— PROBLEM TO WORK ON —
Starting at the first line of the data, please print exactly those lines through the one that holds "const BLUE = '#0070C0', GRAY", omitting every picture.

* Begin ROWS *

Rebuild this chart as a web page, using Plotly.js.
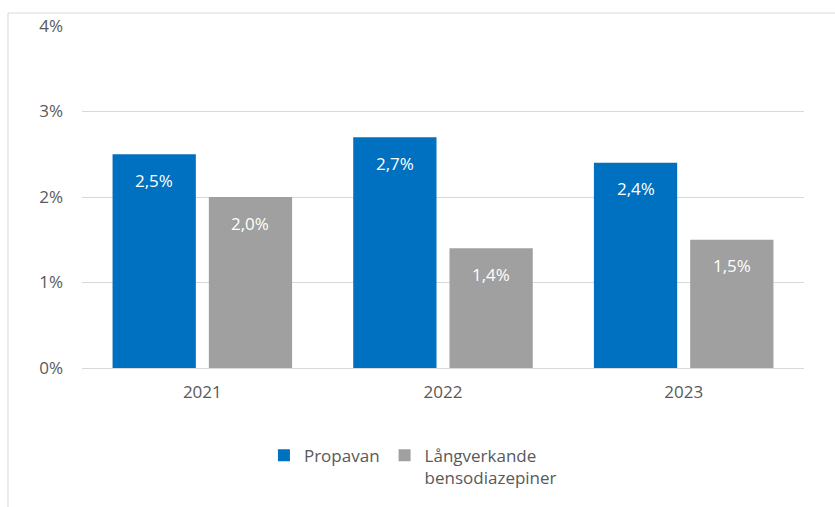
<!DOCTYPE html>
<html><head><meta charset="utf-8">
<script src="https://cdn.plot.ly/plotly-3.0.1.min.js"></script>
<style>html,body{margin:0;padding:0;background:#fff;}#chart{width:835px;height:507px;}</style>
</head><body><div id="chart"></div>
<script>
const years = ['2021', '2022', '2023'];
const propavan = [2.5, 2.7, 2.4];
const langverkande = [2.0, 1.4, 1.5];
const propavanLabels = ['2,5%', '2,7%', '2,4%'];
const langverkandeLabels = ['2,0%', '1,4%', '1,5%'];
const seriesNames = ['Propavan', 'Långverkande<br>bensodiazepiner'];

const FONT = 'Open Sans, Noto Sans, sans-serif';
const FS = 17;
const BLUE = '#0070C0', GRAY = '#A0A0A0', TXT = '#595959';

const traces = [
  {type: 'bar', x: years, y: propavan, name: seriesNames[0], marker: {color: BLUE}, hoverinfo: 'none'},
  {type: 'bar', x: years, y: langverkande, name: seriesNames[1], marker: {color: GRAY}, hoverinfo: 'none'}
];

const annotations = [];
years.forEach((yr, i) => {
  annotations.push({x: i, y: propavan[i], xref: 'x', yref: 'y', text: propavanLabels[i], showarrow: false,
    xshift: -48, yshift: -26, font: {family: FONT, size: FS, color: '#ffffff'}});
  annotations.push({x: i, y: langverkande[i], xref: 'x', yref: 'y', text: langverkandeLabels[i], showarrow: false,
    xshift: 48, yshift: -26, font: {family: FONT, size: FS, color: '#ffffff'}});
});

const layout = {
  width: 835, height: 507,
  margin: {l: 82, r: 31, t: 26, b: 138},
  paper_bgcolor: '#ffffff', plot_bgcolor: '#ffffff',
  font: {family: FONT, color: TXT, size: FS},
  barmode: 'group', bargap: 0.2, bargroupgap: 0.135,
  showlegend: true,
  legend: {orientation: 'h', x: 0.252, xanchor: 'left', y: -0.2, yanchor: 'top', valign: 'top',
    font: {family: FONT, size: FS, color: TXT}, itemclick: false, traceorder: 'normal'},
  xaxis: {type: 'category', range: [-0.5, 2.5], autorange: false, showgrid: false, zeroline: false, showline: false, ticks: '',
    ticklabelstandoff: 12, tickfont: {family: FONT, size: FS, color: TXT}},
  yaxis: {range: [0, 4], autorange: false, dtick: 1, tick0: 0, ticksuffix: '%', showgrid: true, gridcolor: '#D9D9D9', gridwidth: 1,
    zeroline: true, zerolinecolor: '#D9D9D9', zerolinewidth: 1, showline: false, ticks: '',
    ticklabelstandoff: 18, tickfont: {family: FONT, size: FS, color: TXT}},
  annotations: annotations,
  shapes: [{type: 'rect', xref: 'paper', yref: 'paper', x0: -0.1025, x1: 1.2, y0: -0.6, y1: 1.038,
    line: {color: '#D9D9D9', width: 1}, fillcolor: 'rgba(0,0,0,0)', layer: 'below'}]
};

Plotly.newPlot('chart', traces, layout, {staticPlot: true, displayModeBar: false});
</script>
</body></html>
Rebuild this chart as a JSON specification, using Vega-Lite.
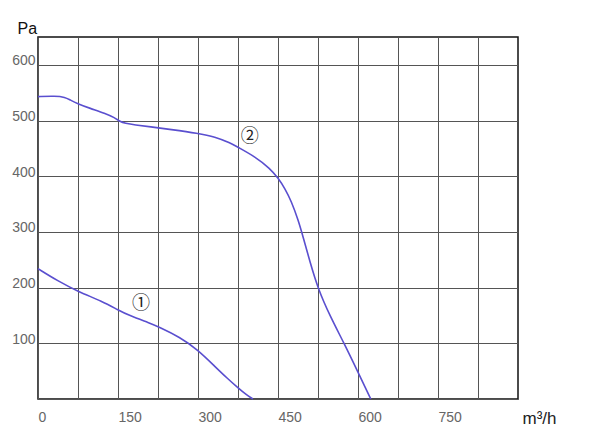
{
  "$schema": "https://vega.github.io/schema/vega-lite/v6.json",
  "width": 480,
  "height": 362,
  "autosize": {"type": "none"},
  "padding": {"left": 38, "top": 37, "right": 82, "bottom": 48},
  "background": "white",
  "config": {
    "view": {"stroke": "#111", "strokeWidth": 1.5},
    "font": "Liberation Sans"
  },
  "datasets": {
    "curves": [
      {"curve": "1", "flow": 0, "pressure": 234},
      {"curve": "1", "flow": 37, "pressure": 212},
      {"curve": "1", "flow": 75, "pressure": 193},
      {"curve": "1", "flow": 121, "pressure": 175},
      {"curve": "1", "flow": 150, "pressure": 160},
      {"curve": "1", "flow": 171, "pressure": 150},
      {"curve": "1", "flow": 210, "pressure": 136},
      {"curve": "1", "flow": 225, "pressure": 130},
      {"curve": "1", "flow": 266, "pressure": 111},
      {"curve": "1", "flow": 300, "pressure": 88},
      {"curve": "1", "flow": 332, "pressure": 58},
      {"curve": "1", "flow": 355, "pressure": 37},
      {"curve": "1", "flow": 375, "pressure": 20},
      {"curve": "1", "flow": 390, "pressure": 8},
      {"curve": "1", "flow": 403, "pressure": 0},
      {"curve": "2", "flow": 0, "pressure": 543},
      {"curve": "2", "flow": 32, "pressure": 544},
      {"curve": "2", "flow": 51, "pressure": 542},
      {"curve": "2", "flow": 60, "pressure": 537},
      {"curve": "2", "flow": 75, "pressure": 530},
      {"curve": "2", "flow": 97, "pressure": 522},
      {"curve": "2", "flow": 126, "pressure": 513},
      {"curve": "2", "flow": 144, "pressure": 505},
      {"curve": "2", "flow": 154, "pressure": 498},
      {"curve": "2", "flow": 163, "pressure": 495},
      {"curve": "2", "flow": 182, "pressure": 492},
      {"curve": "2", "flow": 210, "pressure": 489},
      {"curve": "2", "flow": 248, "pressure": 484},
      {"curve": "2", "flow": 300, "pressure": 477},
      {"curve": "2", "flow": 332, "pressure": 471},
      {"curve": "2", "flow": 360, "pressure": 460},
      {"curve": "2", "flow": 375, "pressure": 452},
      {"curve": "2", "flow": 407, "pressure": 435},
      {"curve": "2", "flow": 435, "pressure": 414},
      {"curve": "2", "flow": 450, "pressure": 397},
      {"curve": "2", "flow": 463, "pressure": 378},
      {"curve": "2", "flow": 475, "pressure": 355},
      {"curve": "2", "flow": 488, "pressure": 321},
      {"curve": "2", "flow": 497, "pressure": 291},
      {"curve": "2", "flow": 510, "pressure": 246},
      {"curve": "2", "flow": 525, "pressure": 198},
      {"curve": "2", "flow": 548, "pressure": 148},
      {"curve": "2", "flow": 574, "pressure": 100},
      {"curve": "2", "flow": 600, "pressure": 48},
      {"curve": "2", "flow": 624, "pressure": 0}
    ],
    "labels": [
      {"flow": 193, "pressure": 171, "label": "①"},
      {"flow": 397, "pressure": 470, "label": "②"}
    ]
  },
  "layer": [
    {
      "data": {"name": "curves"},
      "mark": {"type": "line", "interpolate": "basis", "strokeWidth": 1.6, "color": "#5a4fcf"},
      "encoding": {
        "x": {
          "field": "flow", "type": "quantitative",
          "scale": {"domain": [0, 900], "nice": false, "zero": false},
          "axis": {
            "values": [0, 75, 150, 225, 300, 375, 450, 525, 600, 675, 750, 825],
            "grid": true, "gridColor": "#555", "gridWidth": 1, "gridOpacity": 1,
            "domain": false, "ticks": false,
            "labelExpr": "datum.value % 150 === 0 ? datum.label : ''",
            "format": "d",
            "labelAlign": "left", "labelDx": 2, "labelBaseline": "top", "labelPadding": 11,
            "labelFlush": false, "labelOverlap": false,
            "labelColor": "#666", "labelFontSize": 14,
            "title": "m³/h", "titleX": 484, "titleY": 24, "titleAlign": "left",
            "titleBaseline": "alphabetic", "titleFontSize": 17, "titleFontWeight": "normal",
            "titleColor": "#222", "titleAnchor": null
          }
        },
        "y": {
          "field": "pressure", "type": "quantitative",
          "scale": {"domain": [0, 650], "nice": false, "zero": false},
          "axis": {
            "values": [0, 50, 100, 150, 200, 250, 300, 350, 400, 450, 500, 550, 600],
            "grid": true, "gridColor": "#555", "gridWidth": 1, "gridOpacity": 1,
            "domain": false, "ticks": false,
            "labelExpr": "datum.value % 100 === 0 && datum.value > 0 ? datum.label : ''",
            "format": "d",
            "labelAlign": "right", "labelBaseline": "alphabetic", "labelDy": -3, "labelPadding": 3,
            "labelFlush": false, "labelOverlap": false,
            "labelColor": "#666", "labelFontSize": 14,
            "title": "Pa", "titleAngle": 0, "titleX": -21, "titleY": -4, "titleAlign": "left",
            "titleBaseline": "alphabetic", "titleFontSize": 16, "titleFontWeight": "normal",
            "titleColor": "#111", "titleAnchor": null
          }
        },
        "detail": {"field": "curve"}
      }
    },
    {
      "data": {"name": "labels"},
      "mark": {"type": "text", "font": "Noto Sans CJK SC", "fontSize": 18, "color": "#222"},
      "encoding": {
        "x": {"field": "flow", "type": "quantitative"},
        "y": {"field": "pressure", "type": "quantitative"},
        "text": {"field": "label"}
      }
    }
  ]
}
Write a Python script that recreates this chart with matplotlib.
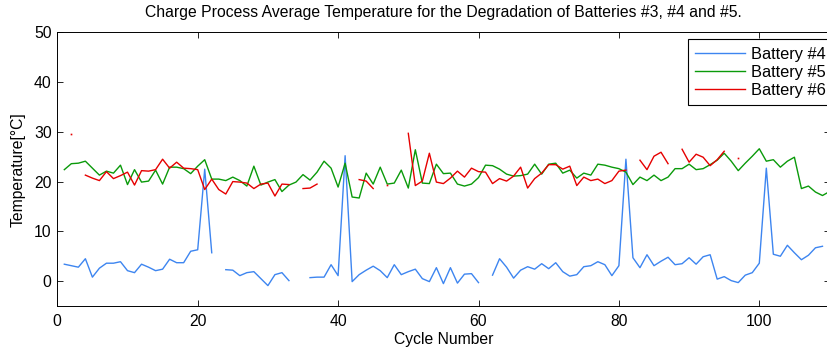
import matplotlib
matplotlib.use('Agg')
import matplotlib.pyplot as plt
import numpy as np

nan = np.nan

# average charge temperature per cycle
cyc_b4 = np.arange(1, 110)
temp_b4 = [3.4, 3.1, 2.8, 4.5, 0.8, 2.6, 3.6, 3.6, 3.9, 2.1,
           1.7, 3.4, 2.8, 2.1, 2.4, 4.4, 3.7, 3.7, 6.0, 6.3,
           22.5, 5.7, nan, 2.3, 2.2, 1.1, 1.7, 1.9, 0.5, -0.9,
           1.3, 1.7, 0.1, nan, nan, 0.7, 0.8, 0.8, 3.3, 1.1,
           25.2, -0.1, 1.3, 2.2, 3.0, 2.1, 0.7, 3.3, 1.3, 1.9,
           2.4, 0.5, -0.1, 2.7, -0.5, 2.7, -0.4, 1.4, 1.5, -0.3,
           nan, 1.2, 4.5, 2.8, 0.6, 2.2, 2.9, 2.4, 3.5, 2.5,
           3.7, 1.9, 1.0, 1.3, 2.9, 3.1, 3.9, 3.3, 1.1, 3.1,
           24.5, 4.7, 2.7, 5.3, 3.1, 4.0, 4.8, 3.3, 3.5, 4.7,
           3.4, 4.9, 5.3, 0.4, 0.9, 0.1, -0.3, 1.2, 1.7, 3.6,
           22.7, 5.4, 5.0, 7.2, 5.7, 4.3, 5.2, 6.7, 7.0]

cyc_b5 = np.arange(1, 111)
temp_b5 = [22.4, 23.6, 23.7, 24.1, 22.7, 21.3, 22.1, 21.7, 23.3, 19.4,
           22.4, 19.9, 20.1, 22.3, 19.5, 22.9, 22.9, 22.6, 21.6, 23.1,
           24.4, 20.5, 20.5, 20.2, 20.9, 20.2, 19.1, 23.1, 19.3, 19.9,
           20.4, 18.0, 19.3, 19.9, 21.4, 20.3, 21.9, 24.1, 22.7, 18.9,
           23.7, 16.9, 16.7, 21.7, 19.5, 22.9, 19.5, 19.7, 22.3, 18.7,
           26.4, 19.7, 19.6, 23.5, 21.6, 21.7, 19.5, 19.1, 19.5, 20.8,
           23.3, 23.2, 22.5, 21.5, 21.1, 21.2, 21.5, 23.5, 21.5, 23.5,
           23.7, 21.7, 22.3, 20.7, 21.7, 21.3, 23.5, 23.3, 22.9, 22.6,
           21.9, 19.4, 20.9, 20.2, 21.3, 20.2, 20.9, 22.6, 22.6, 23.5,
           22.4, 22.6, 23.4, 24.3, 25.7, 24.1, 22.2, 23.7, 25.1, 26.6,
           24.1, 24.4, 22.9, 24.1, 24.9, 18.6, 19.1, 17.9, 17.2, 18.0]

cyc_b6 = np.arange(1, 98)
temp_b6 = [nan, 29.6, nan, 21.3, 20.7, 20.2, 22.0, 20.6, 21.2, 21.9,
           19.3, 22.2, 22.1, 22.4, 24.5, 22.7, 23.9, 22.7, 22.6, 22.4,
           18.4, 20.5, 18.4, 17.5, 20.0, 19.9, 19.7, 18.6, 19.5, 19.7,
           17.1, 19.5, 19.4, nan, 18.6, 18.7, 19.5, nan, nan, nan,
           nan, nan, 20.4, 20.1, 18.6, nan, 19.3, nan, nan, 29.7,
           19.2, 20.1, 25.7, 19.9, 19.6, 20.7, 22.1, 20.9, 22.7, 22.0,
           21.9, 19.6, 20.6, 20.1, 21.1, 22.9, 18.7, 20.6, 21.7, 23.4,
           23.4, 22.5, 23.1, 19.2, 20.9, 20.2, 20.5, 19.6, 20.2, 22.1,
           22.3, nan, 24.3, 22.4, 25.1, 25.9, 23.6, nan, 26.5, 23.9,
           25.5, 24.9, 23.2, 24.4, 26.1, nan, 24.8]

labels = ['Battery #4', 'Battery #5', 'Battery #6']
colors = ['#3d85f0', '#0a9a0a', '#e60000']

plt.rcParams['font.family'] = ['Liberation Sans', 'DejaVu Sans']
fs = 11.3

W, H = 827, 351
fig = plt.figure(figsize=(W / 100, H / 100), dpi=100)
# axes runs slightly past the right edge, like the cropped original
left, top, bottom, right = 57.3, 32.3, 306.0, 829.5
ax = fig.add_axes([left / W, 1 - bottom / H, (right - left) / W, (bottom - top) / H])

series = [(cyc_b4, temp_b4), (cyc_b5, temp_b5), (cyc_b6, temp_b6)]
for (x, y), lab, c in zip(series, labels, colors):
    y = np.array(y, dtype=float)
    ax.plot(x, y, color=c, lw=1.0, label=lab)
    # single points between gaps show up as small dots
    prev = np.r_[nan, y[:-1]]
    nxt = np.r_[y[1:], nan]
    lone = ~np.isnan(y) & np.isnan(prev) & np.isnan(nxt)
    if lone.any():
        ax.plot(x[lone], y[lone], ls='none', marker='s', ms=1.2, color=c, mew=0)

ax.set_xlim(0, 110)
ax.set_ylim(-5, 50)
ax.set_xticks([0, 20, 40, 60, 80, 100])
ax.set_yticks([0, 10, 20, 30, 40, 50])
ax.tick_params(direction='in', length=4.5, width=0.6, top=True, right=True,
               labelsize=fs, pad=4)
ax.tick_params(axis='x', pad=6)
for s in ax.spines.values():
    s.set_linewidth(0.7)

ax.set_title('Charge Process Average Temperature for the Degradation of Batteries #3, #4 and #5.',
             fontsize=fs, pad=11)
ax.set_xlabel('Cycle Number', fontsize=fs, labelpad=2)
ax.set_ylabel('Temperature[°C]', fontsize=fs, labelpad=6)

leg = ax.legend(loc='upper left', bbox_to_anchor=(688 / W, 1 - 39.3 / H),
                bbox_transform=fig.transFigure, borderaxespad=0,
                fancybox=False, framealpha=1, edgecolor='black',
                fontsize=11.8, handlelength=3.0, handletextpad=0.4,
                labelspacing=0.18, borderpad=0.45)
leg.get_frame().set_linewidth(0.8)

fig.savefig('out.png', dpi=100)
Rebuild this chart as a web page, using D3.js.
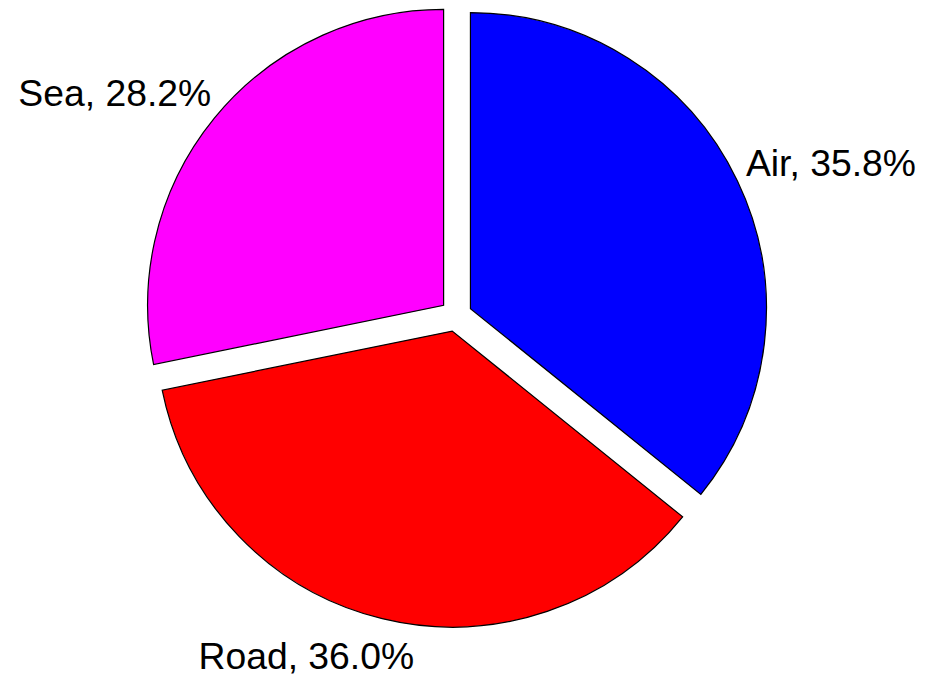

* End ROWS *

— PROBLEM SOLUTION —
Rebuild this chart as a web page, using Plotly.js.
<!DOCTYPE html>
<html><head><meta charset="utf-8">
<script src="https://cdn.plot.ly/plotly-3.0.1.min.js"></script>
<style>html,body{margin:0;padding:0;background:#fff;}#chart{width:835px;height:507px;}</style>
</head><body><div id="chart"></div>
<script>
const years = ['2021', '2022', '2023'];
const propavan = [2.5, 2.7, 2.4];
const langverkande = [2.0, 1.4, 1.5];
const propavanLabels = ['2,5%', '2,7%', '2,4%'];
const langverkandeLabels = ['2,0%', '1,4%', '1,5%'];
const seriesNames = ['Propavan', 'Långverkande<br>bensodiazepiner'];

const FONT = 'Open Sans, Noto Sans, sans-serif';
const FS = 17;
const BLUE = '#0070C0', GRAY = '#A0A0A0', TXT = '#595959';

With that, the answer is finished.